Les grandes villes du monde, oui. Les vieilles capitales. Rome ? Bien sûr. Il appuie sur Rome. Et défilent le Cotisée, le Forum, la place d’Espagne. Oui. Jérusalem, aussi, un coup d’œil lui suffit. Il envisage l’Égypte, affiche Le Caire, mais renonce en voyant tituber, au pied de la Grande Pyramide, les mendiants dont les yeux éteints sont encroûtés de mouches. Il a entendu des rumeurs concernant l’Égypte, et elles semblent se révéler fondées : le pourrissement organique ne l’effraie pas, mais il ne dispose pas de remède à cet horrible trachome, à la bilharziose endémique, aux mille autres fléaux du Caire que l’écran lui révèle. Le guérisseur qui est en lui serait assez disposé à se rendre en Égypte afin de pratiquer l’imposition des mains et de répandre ses préparations, mais il lui faut penser vacances, ce n’est pas le médecin qui prend le départ, c’est l’anti-médecin, et il ne relève pas le gant. Pas d’Égypte. Il choisit Istanbul après avoir contemplé les mosquées rondelettes qui enflent les collines ; il se décide pour Londres ; saute sa Philadelphie natale et aussi, non sans frissonner, New York ; choisit San Francisco ; termine par Pékin. Le grand circuit. La grande aventure.
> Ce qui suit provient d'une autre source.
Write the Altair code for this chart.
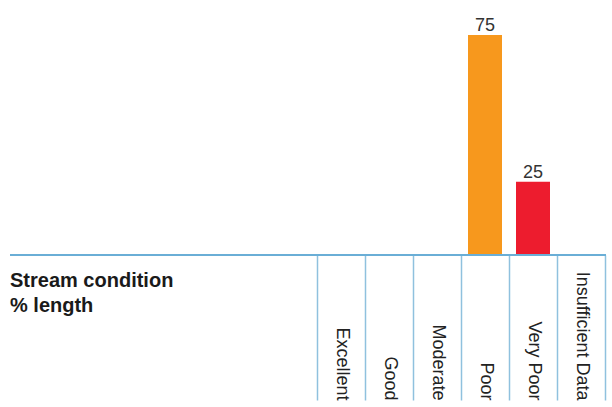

Il dort seul cette nuit-là et pour une fois il dort bien, comme si la perspective de son voyage autour du monde pouvait, non sans perversité, calmer son inquiétude. Il s’éveille avant l’aube, fait sa gymnastique pour la forme, boucle ses valises en vitesse, sans emporter grand-chose. Le masque vert de l’écran lui apprend qu’on est aujourd’hui.


Vendredi

1er juin

2012


Il ne perd pas de temps en adieux. Alors que le soleil pointe à l’horizon, il appelle une voiture et se fait mener à l’aéroport.


1er juin 2012

J’ai fini par lui parler des voix. Malgré mes bonnes résolutions. Ai-je bien fait ? Mais il ne m’a pas pris au sérieux. Moi-même, est-ce que je me prends au sérieux ? Est-ce que je prends les voix au sérieux ? Peut-être sont-elles les symptômes d’un sérieux déséquilibre mental Et les saints, étaient-ils donc fous, eux aussi ? Les voix chuchotent à mon oreille. Elles se sont toujours manifestées en période de crise. C’est pendant la Guerre virale que je les ai entendues avec la plus grande clarté. Une voix disait, je suis Temudjin, Gengis Khan, et toi, tu es mon fils, tu seras Gengis II. Une voix de tonnerre, bien qu’elle ne fit que murmurer. Et je suis Mao, disait une autre voix, lisse comme la soie. Tu es mon fils, disait Mao, tu seras Mao II. Mais nous avions déjà eu un Mao II, le sale petit couard, il a complètement ruiné son pays avec ses idioties, et il y avait même eu, brièvement, un Mao III, dans ces jours qui précédèrent la Guerre virale, alors j’ai répondu à Mao, je lui ai dit qu’il retardait, qu’il était trop tard pour faire de moi Mao II, que je ne saurais être que Mao IV. Il a compris. Ils m’ont béni, ils m’ont sacré. Je suis devenu Gengis II Mao IV. Ce sont mes voix qui m’ont adoubé, ordonné, consacré. Et elles m’ont guidé. Est-ce un signe de schizoïdie d’entendre des voix désincarnées ? Ça se pourrait. Alors, suis-je schizoïde ? Très bien, je suis schizoïde. Seulement, je suis aussi Gengis II Mao IV, et c’est moi le maître du monde.